Linebacker Mike Peterson also stood up for Vick.
"I was hoping he would come back. I was rooting for him," Peterson said. "Why wouldn't you be happy for him? Anybody who goes through a situation like that, why couldn't you be happy for them? You do your crime, you do your time, and get past it."
Blank does not reveal any leftover animosity, even for all the money and goodwill that was wasted on Vick. Blank said he will seek out Vick on the field. The owner sounds charitable and at ease with a man who squandered millions while robbing his franchise of its most identifiable player and setting back its Super Bowl aspirations.
"I'm looking forward to seeing him," said Blank, whose son Joshua, now 14, used to play video games with Vick at the Blank home. "People say he has paid his price and say he is entitled to an opportunity, but it is more than that. People can pay a price and not change. I think with Michael he did pay a price in every way and he has changed.

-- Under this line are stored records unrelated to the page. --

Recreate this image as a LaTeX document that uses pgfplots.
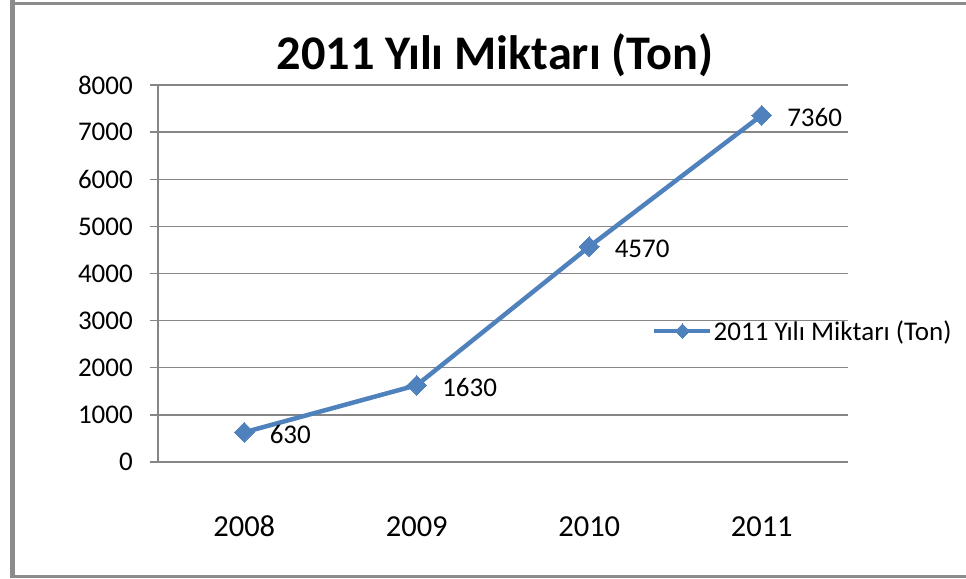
\documentclass[border=0pt]{standalone}
\usepackage{pgfplots}
\pgfplotsset{compat=1.18}
\usepackage{fontspec}
\setmainfont{Carlito}
\definecolor{serblue}{RGB}{79,129,189}
\definecolor{gridgray}{RGB}{134,134,134}
\definecolor{framegray}{RGB}{140,140,140}
\begin{document}
\begin{tikzpicture}
\useasboundingbox (0pt,0pt) rectangle (966pt,578pt);
\draw[framegray, line width=3pt] (10pt,574.5pt) -- (966pt,574.5pt);
\draw[framegray, line width=5pt] (12.5pt,0pt) -- (12.5pt,578pt);
\draw[framegray, line width=2.5pt] (10pt,1.25pt) -- (966pt,1.25pt);
\node[font=\fontsize{48.3}{52}\selectfont\bfseries, inner sep=0pt] at (495pt,523pt) {2011 Yılı Miktarı (Ton)};
\begin{axis}[
 at={(158pt,116pt)}, anchor=south west,
 width=690pt, height=377pt, scale only axis,
 xmin=-0.5, xmax=3.5, ymin=0, ymax=8000,
 xtick={0,1,2,3}, xticklabels={2008,2009,2010,2011},
 ytick={0,1000,...,8000},
 axis lines=left, axis line style={-, gridgray, line width=1.5pt},
 ymajorgrids, grid style={gridgray, line width=1.5pt},
 tick align=outside, major tick length=8pt,
 xtick style={draw=none}, ytick style={gridgray, line width=1.5pt},
 /pgf/number format/assume math mode=true,
 /pgf/number format/set thousands separator={},
 xticklabel style={anchor=base, inner sep=0pt, yshift=-67pt, font=\fontsize{30.5}{32}\selectfont},
 yticklabel style={anchor=east, inner sep=0pt, xshift=-17pt, font=\fontsize{27}{29}\selectfont},
 legend style={at={(0.716,0.3475)}, anchor=west, draw=none, fill=none, inner sep=0pt,
   nodes={inner xsep=1pt}, font=\fontsize{27}{29}\selectfont},
 legend cell align=left,
 legend image code/.code={\draw[#1, mark size=5pt, mark repeat=2, mark phase=2] plot coordinates {(0pt,0pt) (28pt,0pt) (56pt,0pt)};},
 clip=false,
]
\addplot[serblue, line width=4.5pt, mark=square*, mark size=7pt,
  mark options={rotate=45, solid, fill=serblue, line width=0pt},
  nodes near coords,
  nodes near coords style={anchor=west, inner sep=0pt, xshift=25.5pt, yshift=-2pt,
    font=\fontsize{27}{29}\selectfont, text=black}]
 coordinates {(0,630) (1,1630) (2,4570) (3,7360)};
\addlegendentry{2011 Yılı Miktarı (Ton)}
\end{axis}
\end{tikzpicture}
\end{document}
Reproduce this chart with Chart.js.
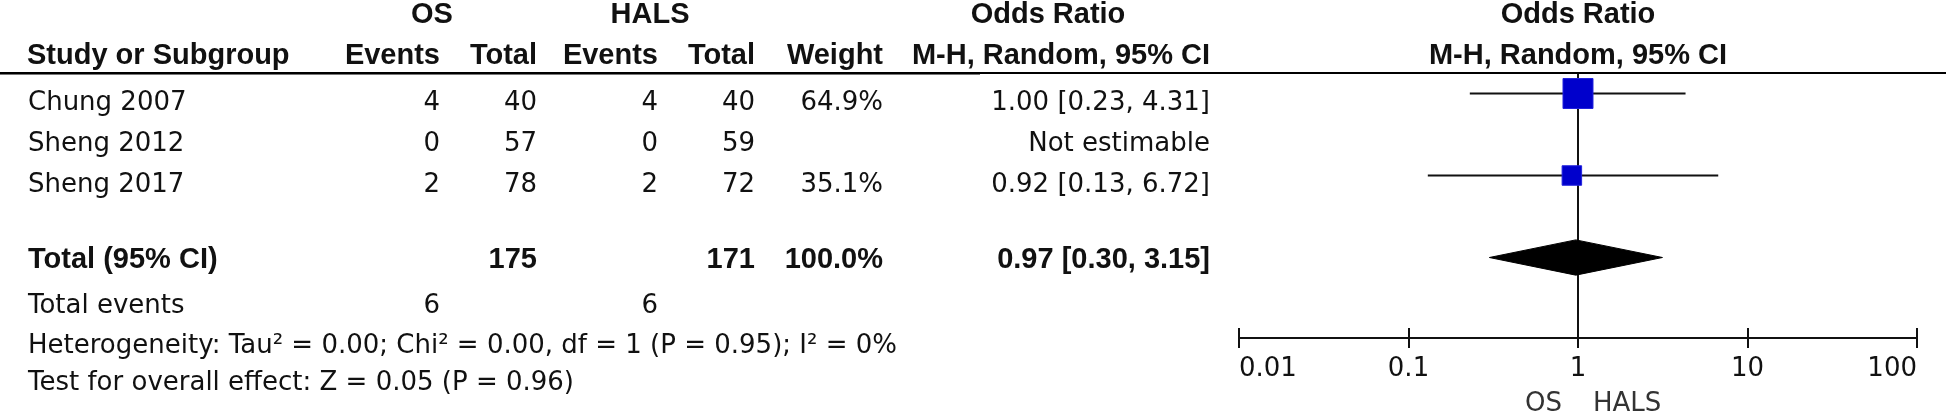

People can be redeemed."
The popularity game
When Bob Pressley of BP Sports Collectibles in Marietta, Ga., held a memorabilia show here last February that featured Vick and Ryan, Vick had his supporters and Ryan had his.
The big difference is Vick drew rubberneckers and fans who already had their Vick merchandise. Ryan drew new fans and he signed more memorabilia. Vick is no longer an economic engine in Atlanta.
"You will have to call somebody in Philadelphia to see what's going on there with sales, they could be doing well," Pressley said, "but the Vick people were not buying here. They already have his stuff. From the memorabilia standpoint, it has thinned out with him. There were some screaming girls, but did he do better than Matt Ryan? No. They wanted to come in and see Michael, but not plunk down money."
Ten years ago, Pressley said, Vick was a must-have. You bought him, over and over.
Now, it is not about having Vick's stuff, it's about pulling people off the pile that engulfed him after his conviction.
"It's Michael Vick, people would love it here if he came back for real with the Falcons," said Cedric Nettles, 17, a football player at Jonesboro High School.
Nettles and his brother, Shikael Villaflor, were watching a Braves game at Turner Field on Monday night and said they have no intention of forgetting Vick.
"I still have the jersey," Villaflor said.
Said Nettles: "I have two Mike jerseys, a red one and black one. "Why? He's Michael Vick."